Türk sancağının şanını canından aziz bilerek vatan, Cumhuriyet ve vazife uğrunda hiçbir fedakarlıktan kaçınmayacağına, gerektiğinde canını seve seve feda edeceğine and içerek göreve başlayan Türk Silahlı Kuvvetleri mensupları; vatan ve millet sevgisiyle çarpan kalpleriyle kendilerine verilen görevleri üstün bir görev anlayışıyla yapmaya devam edecektir.

Saygıdeğer Kırklarelililer. Bize bu zaferi kazandıran; ulusumuzun ebedi Başkomutanı Atatürk başta olmak üzere, vatan ve ulusu için bir saniye bile tereddüt etmeden hayatını feda eden aziz şehitlerimizi, Türk Silahlı Kuvvetleri’nin tüm mensuplarını; rahmet, minnet ve şükranla anar, kahraman gazilerimize ve böyle bir ordu yetiştirdiği için Yüce Türk Milleti’ne ve onları doğuran kutsal analara şükranlarımızı sunarız. 30 Ağustos Zafer Bayramının 87’nci yıldönümü kutlu olsun.”

Çiçek’in konuşmasının ardından geçit törenine sıra geldi. Ilk olarak askeri birlikler, ardından askeri araçlar alkışlar eşliğinde tören geçişini tamamladılar. 30 Ağustos Zafer Bayramı geçit töreni saat 11.00’da sona erdi. Kırklareli halkının katılımının az olması dikkatlerden kaçmadı ve bu duyarsızlık törene iştirak eden sivil halk tarafından eleştirilerek, üzüntüyle karşılandı.
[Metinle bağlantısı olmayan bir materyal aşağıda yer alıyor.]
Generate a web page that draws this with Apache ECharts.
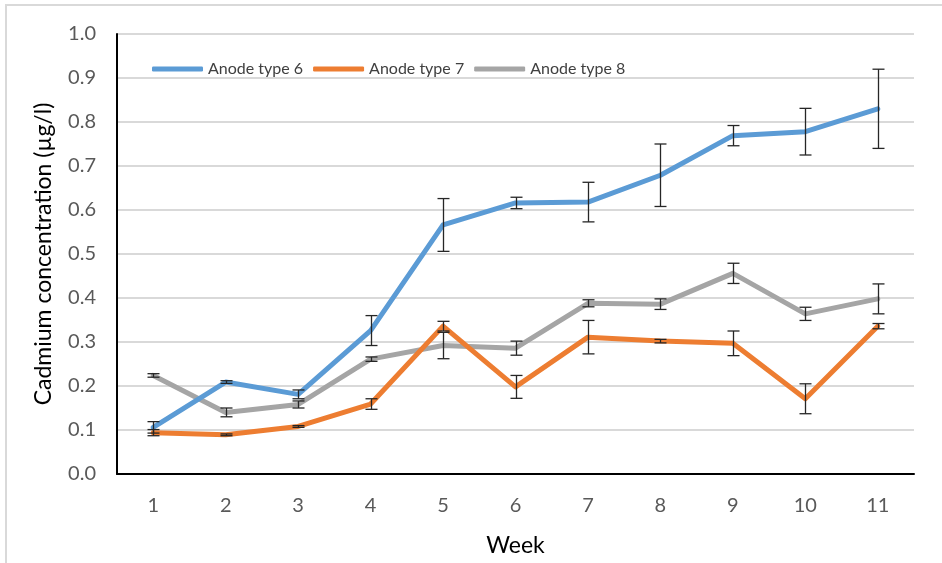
<!DOCTYPE html>
<html>
<head>
<meta charset="utf-8">
<script src="https://cdn.jsdelivr.net/npm/echarts@6/dist/echarts.min.js"></script>
<style>
html,body{margin:0;padding:0;background:#fff;}
#chart{width:942px;height:563px;}
</style>
</head>
<body>
<div id="chart"></div>
<script>
const weeks = ['1','2','3','4','5','6','7','8','9','10','11'];
const seriesNames = ['Anode type 6','Anode type 7','Anode type 8'];
const type6 = [0.106, 0.209, 0.181, 0.326, 0.566, 0.616, 0.618, 0.679, 0.769, 0.778, 0.830];
const type6Err = [0.013, 0.003, 0.010, 0.034, 0.060, 0.013, 0.045, 0.071, 0.023, 0.053, 0.090];
const type7 = [0.094, 0.089, 0.108, 0.159, 0.336, 0.198, 0.311, 0.302, 0.297, 0.171, 0.336];
const type7Err = [0.007, 0.002, 0.002, 0.012, 0.011, 0.026, 0.038, 0.004, 0.028, 0.034, 0.006];
const type8 = [0.224, 0.140, 0.158, 0.261, 0.292, 0.286, 0.388, 0.386, 0.456, 0.364, 0.398];
const type8Err = [0.004, 0.010, 0.008, 0.005, 0.030, 0.016, 0.008, 0.012, 0.023, 0.015, 0.034];
const yTicks = ['0.0','0.1','0.2','0.3','0.4','0.5','0.6','0.7','0.8','0.9','1.0'];

const colors = ['#5B9BD5', '#ED7D31', '#A5A5A5'];
const FONT = 'Lato';

function errData(vals, errs) {
  return vals.map((v, i) => [i, v - errs[i], v + errs[i]]);
}
function errSeries(vals, errs, z) {
  return {
    type: 'custom',
    z: z,
    silent: true,
    renderItem: function (params, api) {
      const lo = api.coord([api.value(0), api.value(1)]);
      const hi = api.coord([api.value(0), api.value(2)]);
      const x = Math.round(lo[0]) + 0.5;
      const hw = 6;
      const st = { stroke: '#262626', lineWidth: 1.3 };
      return {
        type: 'group',
        children: [
          { type: 'line', shape: { x1: x, y1: lo[1], x2: x, y2: hi[1] }, style: st },
          { type: 'line', shape: { x1: x - hw, y1: lo[1], x2: x + hw, y2: lo[1] }, style: st },
          { type: 'line', shape: { x1: x - hw, y1: hi[1], x2: x + hw, y2: hi[1] }, style: st }
        ]
      };
    },
    encode: { x: 0, y: [1, 2] },
    data: errData(vals, errs)
  };
}
function lineSeries(name, vals, color, z) {
  return {
    name: name,
    type: 'line',
    data: vals,
    z: z,
    showSymbol: false,
    symbol: 'none',
    lineStyle: { color: color, width: 5, cap: 'round', join: 'round' },
    itemStyle: { color: color },
    animation: false
  };
}

const chart = echarts.init(document.getElementById('chart'), null, { renderer: 'canvas' });
chart.setOption({
  animation: false,
  backgroundColor: '#fff',
  textStyle: { fontFamily: FONT },
  graphic: [{
    type: 'rect',
    shape: { x: 6, y: 5, width: 960, height: 600 },
    style: { fill: 'none', stroke: '#d9d9d9', lineWidth: 2 },
    z: -1
  }],
  grid: { left: 117, right: 28, top: 34, bottom: 89, containLabel: false, outerBoundsMode: 'none' },
  legend: {
    data: seriesNames,
    left: 147,
    top: 56,
    itemWidth: 51,
    itemHeight: 5,
    itemGap: 10,
    icon: 'roundRect',
    textStyle: { fontFamily: FONT, fontSize: 16, color: '#404040' }
  },
  xAxis: {
    type: 'category',
    data: weeks,
    boundaryGap: true,
    name: 'Week',
    nameLocation: 'middle',
    nameGap: 60,
    nameTextStyle: { fontFamily: FONT, fontSize: 23, color: '#000' },
    axisLine: { lineStyle: { color: '#000', width: 2 } },
    axisTick: { show: false },
    axisLabel: { fontFamily: FONT, fontSize: 20, color: '#595959', margin: 22 },
    splitLine: { show: false }
  },
  yAxis: {
    type: 'value',
    min: 0,
    max: 1,
    interval: 0.1,
    name: 'Cadmium concentration (µg/l)',
    nameLocation: 'middle',
    nameGap: 62,
    nameRotate: 90,
    nameTextStyle: { fontFamily: FONT, fontSize: 23, color: '#000' },
    axisLine: { show: true, lineStyle: { color: '#000', width: 2 } },
    axisTick: { show: false },
    axisLabel: {
      fontFamily: FONT, fontSize: 20, color: '#595959', margin: 21,
      formatter: function (v) { return yTicks[Math.round(v * 10)]; }
    },
    splitLine: { show: true, lineStyle: { color: '#d9d9d9', width: 2 } }
  },
  series: [
    lineSeries(seriesNames[0], type6, colors[0], 3),
    lineSeries(seriesNames[1], type7, colors[1], 4),
    lineSeries(seriesNames[2], type8, colors[2], 2),
    errSeries(type6, type6Err, 5),
    errSeries(type7, type7Err, 5),
    errSeries(type8, type8Err, 5)
  ]
});
</script>
</body>
</html>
Zafer Bayramı kutlamalarının gecesinde ise saat 20:00’da orduvevinde bir resepsiyon gerçekleştirildi. Askeri zirvenin yanısıra; Vali Cengiz Aydoğdu, Belediye Başkanı Cavit Çağlayan, oda ve dernekler, siyasi parti yöneticileri, kamu kurum ve kuruluş müdürlerinin katılım gösterdiği gece, verilen kokteylin ardından sona erdi.